U.K. bank Virgin Money Plc plans to offer the first UK RMBS of 2016.
The transaction – called Gosforth Funding 2016-1 – will offer ‘Aaa’ rated class A notes that are backed by a £1.97 billion ($2.86 billion) portfolio of prime U.K. mortgages.
Moody’s Investors Service assigned preliminary ratings to the notes that are unsized as of press time. The trust will also offer a class M tranche that will be rated ‘Aa2’. The notes are all due on February 2058 and benefit from 10% subordination on the senior notes and 6% subordination on the class M notes.
Citibank, Deutsche Bank and Merrill Lynch are the lead managers
The loans in the portfolio pool are 1.6 years seasoned and have a remaining life of 21.6 years; 44.3% of the loans were originated in 2014. The loans have a weighted average LTV of 62.5%.

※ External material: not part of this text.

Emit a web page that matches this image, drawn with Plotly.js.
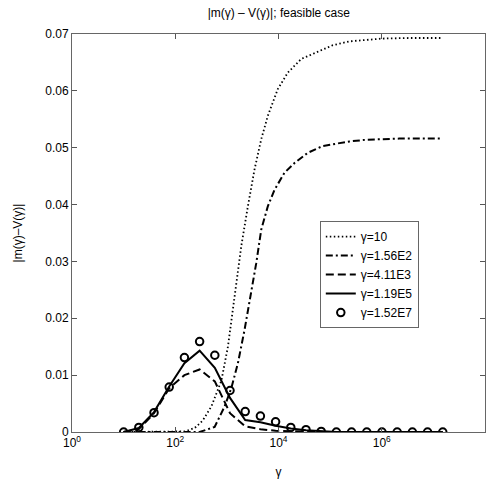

All of the loans are current; however the deal’s revolving structure means that the credit profile could change over the life of the transaction, as new loans are added to the pool. Moody’s said in the presale report that the addition of new loans brings the risk that the asset quality could worsen compared to the pool at closing and could generate additional losses.
“The added assets may yield less spread and there may also be an increased risk of interest rate mismatch between the new loans added and the notes if an inappropriate hedging mechanism is in place,” said Moody’s.
New loans would also be underwritten in a changing housing environment. “The added assets could have less seasoning and less house price appreciation/more house price depreciation than the assets currently in the transaction,” the rating agency said.
However, the Gosforth structure only allows for fully performing loans to be added to the pool; loans with even one month of delinquency, over a 12 month period, can’t be added to the mix.
Although 87.3% of the loans in the transaction pool are fixed rate at closing, all will revert to Virgin Money’s Standard Variable Rate (SVR)at some point during the loan’s term. The notes issued from the Gosforth trust pay three months LIBOR plus a margin which leads to an interest rate mismatch between what the notes and loans pay.
Virgin will provide the interest rate swap to hedge the interest rate mismatch between the interest paid on the notes and the loans.
The sponsor has issued six previous transactions from the Gosforth series that have performed better than the average deal in the U.K. prime RMBS sector; however only limited performance information is available since the first Gosforth transaction closed in January 2010.